Into the car. My wife drives, I look around. It is unsettling, always, to drive slower than usual on the interstate. You have probably had this experience: you’re driving along, trying to maintain a steady pace, when there in front of you is an overladen semi or a barely-holding-it-together beater. Maybe it’s a chugging VW campervan. In southern Arizona, it’s often an old Toyota towing another, headed for Mexico. In any event, it’s moving a good deal slower than you are, and it’s in the way, and whatever it is it’s an irritation at best, a real danger at worst, an impediment to the smooth flow of travel.
Now, we are that impediment, the blockage in the artery, a heart attack waiting to happen. We tool along in the right lane, as slowly as possible while remaining reasonably safe. My job is to look, hard. Scan the tops of the pines, knowing that eagles are big enough that they’ll perch only where the branches are big and stout and open enough to support them and allow them easy access. In most cases that means they’re perching on the snags. So I look closest at those, always hoping for a glimpse of a chunky body, a white head.
Next stop: Kachina, where we get off the pounding highway and park along the much quieter parallel road. Here we can stand, scan the trees, take our time. There’s a pond; there are ducks. Though bald eagles are primarily fish eaters they have no objection to a duck, or a coot. We try to look carefully. But guess what: it snowed a day earlier. Almost every pine tree is decked with blobs of white, any one of them a passable simulacrum of an eagle’s head. They all need to be looked at, at least briefly. It’s enough to make you crazy. Often we do spot an eagle or two here. This time, none.
Onward: Kelly Canyon, Newman Park, Willard Springs, where a state trooper stops by to check that we’re OK. Eagles? He says. I usually see them down by the overlook.
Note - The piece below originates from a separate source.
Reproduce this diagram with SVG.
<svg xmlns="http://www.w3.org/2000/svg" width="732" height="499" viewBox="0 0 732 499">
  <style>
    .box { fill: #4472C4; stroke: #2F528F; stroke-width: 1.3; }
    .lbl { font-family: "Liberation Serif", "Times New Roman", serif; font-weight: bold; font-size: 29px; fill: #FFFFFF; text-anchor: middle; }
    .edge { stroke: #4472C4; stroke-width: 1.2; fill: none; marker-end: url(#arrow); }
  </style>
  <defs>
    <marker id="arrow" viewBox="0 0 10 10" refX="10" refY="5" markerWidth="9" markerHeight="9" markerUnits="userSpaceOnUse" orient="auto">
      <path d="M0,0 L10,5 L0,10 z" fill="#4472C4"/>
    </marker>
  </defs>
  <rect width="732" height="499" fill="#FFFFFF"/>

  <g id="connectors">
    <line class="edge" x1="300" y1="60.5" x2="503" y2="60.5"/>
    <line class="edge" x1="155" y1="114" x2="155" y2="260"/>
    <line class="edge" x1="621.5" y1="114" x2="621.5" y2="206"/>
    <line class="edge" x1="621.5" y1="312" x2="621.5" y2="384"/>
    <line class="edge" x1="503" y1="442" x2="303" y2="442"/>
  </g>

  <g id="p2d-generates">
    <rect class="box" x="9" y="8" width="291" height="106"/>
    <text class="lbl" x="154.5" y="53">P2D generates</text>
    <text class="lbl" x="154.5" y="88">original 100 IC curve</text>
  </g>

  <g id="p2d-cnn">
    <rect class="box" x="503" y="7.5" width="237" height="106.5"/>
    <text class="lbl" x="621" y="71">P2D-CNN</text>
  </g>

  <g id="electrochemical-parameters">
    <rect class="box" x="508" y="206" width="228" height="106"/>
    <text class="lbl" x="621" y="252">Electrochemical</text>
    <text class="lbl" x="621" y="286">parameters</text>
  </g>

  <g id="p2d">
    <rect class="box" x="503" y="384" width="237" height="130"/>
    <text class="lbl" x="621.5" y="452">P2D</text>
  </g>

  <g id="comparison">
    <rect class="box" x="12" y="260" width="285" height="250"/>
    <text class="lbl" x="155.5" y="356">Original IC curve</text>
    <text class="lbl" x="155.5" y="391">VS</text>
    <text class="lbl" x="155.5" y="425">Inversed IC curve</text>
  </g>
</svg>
But not until we get to the old rest area by Munds Park does an eagle show up, high and exposed on a bare snag. We have to stop to look. We hope, always, that one eagle means there will be others–that they have come to feast on a road-killed elk, but also we stop to look just because we have to. It’s an eagle, after all.
The area south of Munds Park used to have more eagles than anywhere else, until the state built an elk-proof fence along the highway a few years ago. That dramatically lowered the rate of roadkill, so it has been quite a few years since we saw the spectacular if undesirable sight of up to a dozen eagles perched on or near a carcass. But fortunately there is the overlook, where the ponderosa pine forest gives way to a spectacular Verde Valley vista and cold updrafts. Open views, some coffee from the thermos, and invariably—so far—a few eagles soaring.
One eagle—young, lacking the white head—is perching on a snag to the west. Two are soaring in that direction, far enough away that they will be recorded as unidentified. Another ducks behind the rim to the east. We give thanks, if for no better reason than simple competitive instinct: we would feel abashed to come home having seen only a single eagle.
To date we’ve never been skunked, which says more about the bald eagle than about us. They’ve come back nicely after a brush with endangerment back in the mid-20th century. At home we await the results from the other routes. Collectively we usually spot a few dozen eagles on or near the Coconino National Forest. And for the rest of the year we’re reminded, when we drive to points south, that a glimpse of the wild can show up outside the windshield even in well-trafficked places.